Many donors also enjoy receiving something in return for their gift, but the survey has good news about Gen X’s preferences: as Waasdorp puts it, Gen X likes receiving “exclusive content, but they are less motivated by member-only benefits[…] Exclusive content and access to people in the organization does not have to cost much and they’re a lot easier to create than member-only benefits.”

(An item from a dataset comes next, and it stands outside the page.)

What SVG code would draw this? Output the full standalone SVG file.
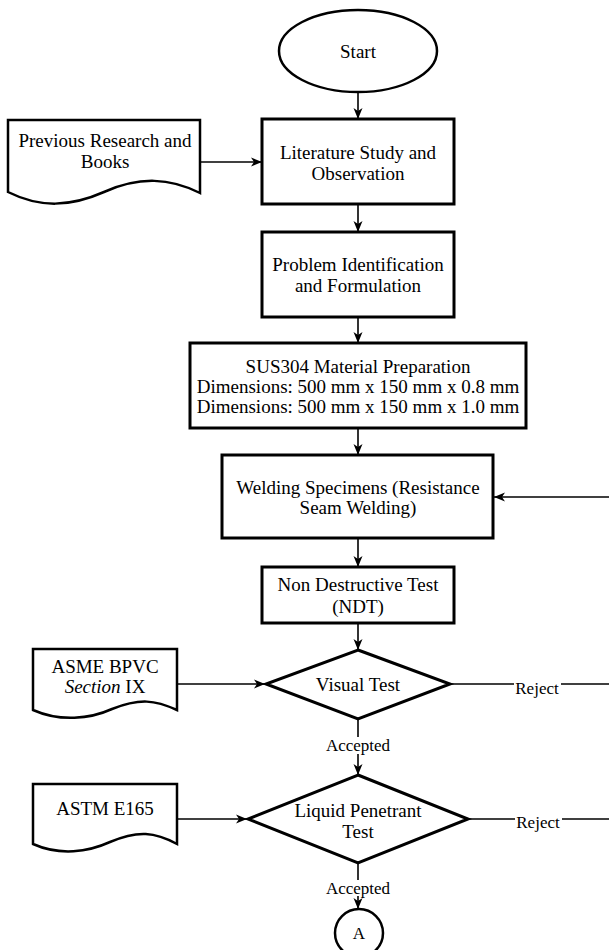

By becoming members of your sustainer program, your Gen X supporters can make commitments they’re comfortable with, and they can give financial support to more of the causes they care about. Additionally, as you’re building your strategy for engaging and retaining your Gen X sustainers with exclusive content and access, Waasdorp suggests asking yourself, “What would make [sustainers] feel really engaged? What really shows how their gifts are making a difference?” Get creative, but don’t reinvent the wheel: borrow successful engagement tactics from other organizations, reuse existing content in new ways, and inject your own nuance and style into it with storytelling and visuals.

Our Take:

We know the great donor demographic shift is happening right now, and that means your nonprofit fundraising strategy needs to shift too. Experienced nonprofit practitioners reliably point to sustainer programs as a way to bring in younger donors, who will soon step into the limelight as your primary giving demographic while Baby Boomers and Greatest Generation donors take their final giving bows.